Rape is not legal and never will be. There are loads of people in jail for rape following successful convictions for the offence.
I agree that a 2% conviction rate is awful, but if we have a stand point in law of 'proving beyond reasonable doubt' I'm not sure how this conviction rate can be effectively elevated to a much higher percentage.
Your second paragraph directly contradicts the first. 'A 2% conviction rate is awful'. Your words. I would agree.
Directly above that you write 'there are loads of people in jail for rape following successful conviction'.
No, there are not. That's precisely the point I raised, the point with which you are apparently in direct agreement. So, which is it?
Incidentally, the precise words I used were de facto legal. I never said rape was legal. That's your own inventive spin.
Rape is a serious crime. Beyond reasonable doubt rather than a balance of probabilities is therefore a reasonable bench mark. What I thoroughly despise is the way the crime of rape is tried in court. The victim was wearing a thong.

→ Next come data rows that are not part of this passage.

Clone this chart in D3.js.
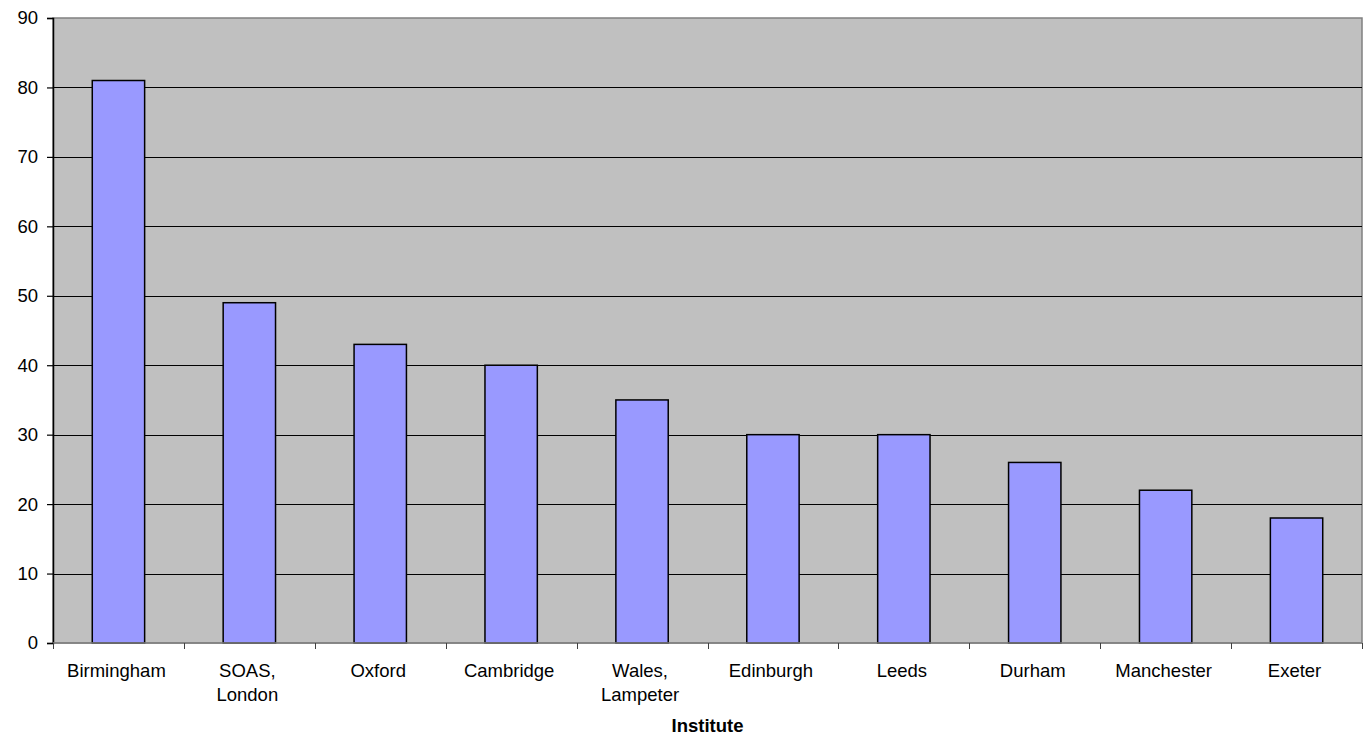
<!DOCTYPE html>
<html><head><meta charset="utf-8">
<script src="https://cdn.jsdelivr.net/npm/d3@7"></script>
<style>
html,body{margin:0;padding:0;background:#fff;}
text{font-family:"Liberation Sans",Arial,sans-serif;}
</style></head>
<body>
<svg id="chart" width="1364" height="743"></svg>
<script>
const categories = ["Birmingham","SOAS, London","Oxford","Cambridge","Wales, Lampeter","Edinburgh","Leeds","Durham","Manchester","Exeter"];
const values = [81,49,43,40,35,30,30,26,22,18];
const yTicks = [0,10,20,30,40,50,60,70,80,90];
const xTitle = "Institute";

const svg = d3.select("#chart");
const L = 53, R = 1362, T = 18, B = 643;
const x = d3.scaleBand().domain(categories).range([L, R]).paddingInner(0.6).paddingOuter(0.3);
const xb = d3.scaleBand().domain(categories).range([L, R]);
const y = d3.scaleLinear().domain([0, 90]).range([B, T]);

svg.append("rect").attr("x", L).attr("y", T).attr("width", R - L).attr("height", B - T)
  .attr("fill", "#c0c0c0").attr("stroke", "#808080").attr("stroke-width", 1.5);

// gridlines
svg.append("g").selectAll("line").data(yTicks.filter(d => d > 0 && d < 90)).join("line")
  .attr("x1", L).attr("x2", R).attr("y1", d => Math.round(y(d)) + 0.5).attr("y2", d => Math.round(y(d)) + 0.5)
  .attr("stroke", "#000").attr("stroke-width", 1);

// bars
svg.append("g").selectAll("rect").data(values).join("rect")
  .attr("x", (d, i) => x(categories[i]))
  .attr("width", x.bandwidth())
  .attr("y", d => y(d))
  .attr("height", d => B - y(d))
  .attr("fill", "#9999ff").attr("stroke", "#000").attr("stroke-width", 1.5);

// y axis
const yAxis = d3.axisLeft(y).tickValues(yTicks).tickSize(6).tickPadding(9);
const gy = svg.append("g").attr("transform", `translate(${L},0)`).call(yAxis);
gy.select(".domain").attr("stroke", "#000").attr("stroke-width", 1.5);
gy.selectAll(".tick line").attr("stroke", "#000").attr("stroke-width", 1.2);
gy.selectAll(".tick text").attr("font-size", "18.5px").attr("fill", "#000")
  .style("font-family", '"Liberation Sans",Arial,sans-serif');

// x axis line and ticks at band boundaries
svg.append("line").attr("x1", L).attr("x2", R).attr("y1", B).attr("y2", B)
  .attr("stroke", "#808080").attr("stroke-width", 1.5);
const bounds = categories.map(c => xb(c)).concat([R]);
svg.append("g").selectAll("line").data(bounds).join("line")
  .attr("x1", d => Math.round(d) + 0.5).attr("x2", d => Math.round(d) + 0.5)
  .attr("y1", B).attr("y2", B + 6).attr("stroke", "#404040").attr("stroke-width", 1);

// x labels
const lbl = svg.append("g").selectAll("text").data(categories).join("text")
  .attr("text-anchor", "middle").attr("font-size", "18.5px").attr("fill", "#000")
  .attr("x", d => xb(d) + xb.bandwidth() / 2).attr("y", 677);
lbl.each(function(d) {
  const parts = d.includes(", ") ? [d.split(", ")[0] + ",", d.split(", ")[1]] : [d];
  d3.select(this).selectAll("tspan").data(parts).join("tspan")
    .attr("x", xb(d) + xb.bandwidth() / 2 - 2).attr("dy", (p, i) => i ? 23.5 : 0).text(p => p);
});

svg.append("text").attr("x", (L + R) / 2).attr("y", 732).attr("text-anchor", "middle")
  .attr("font-size", "18.5px").attr("font-weight", "bold").attr("fill", "#000").text(xTitle);
</script>
</body></html>
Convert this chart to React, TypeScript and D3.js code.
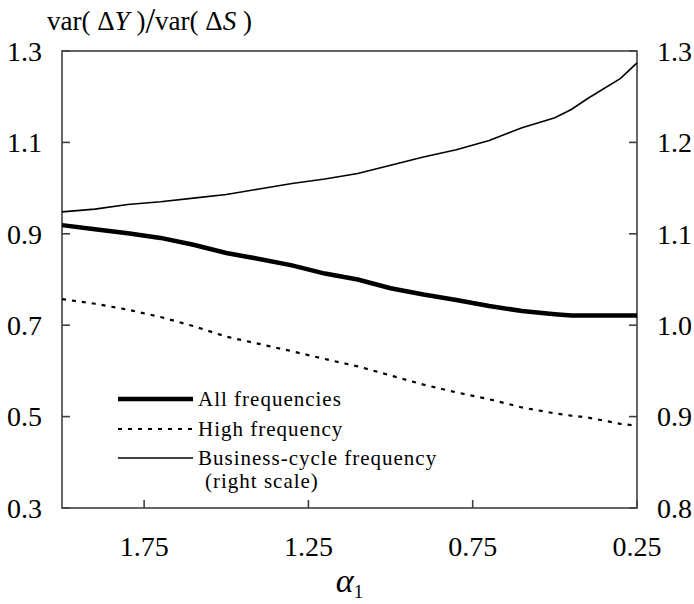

There was an exchange of text messages (as if that disqualifies her from saying 'no' at any point). You should try reading some of the threads on this site posted by victims of rape, on which patriarchy has done such a serious number that they're not even sure what they've suffered qualifies as rape, or that the benchmark must be low because other women have suffered worse.
Character assassinations on women in court are fair game during rape trials. If the defendant is guilty of similar, prior convictions, the jury is not allowed to know.
The truth is that the system is twisted, misogynistic, and stacked against women from the very first. And that's allowing for the vanishingly few cases that ever make it into a courtroom in the first place. It's woeful. It's inadequate. It needs addressing. And it's not just about supporting victims: it's about obtaining justice for them.
The fact that you apparently see it otherwise shows much about why women don't trust the police, and also shines a bright spotlight on the kind of misogynistic attitudes which pervade so many constabularies. Thank you for illuminating this.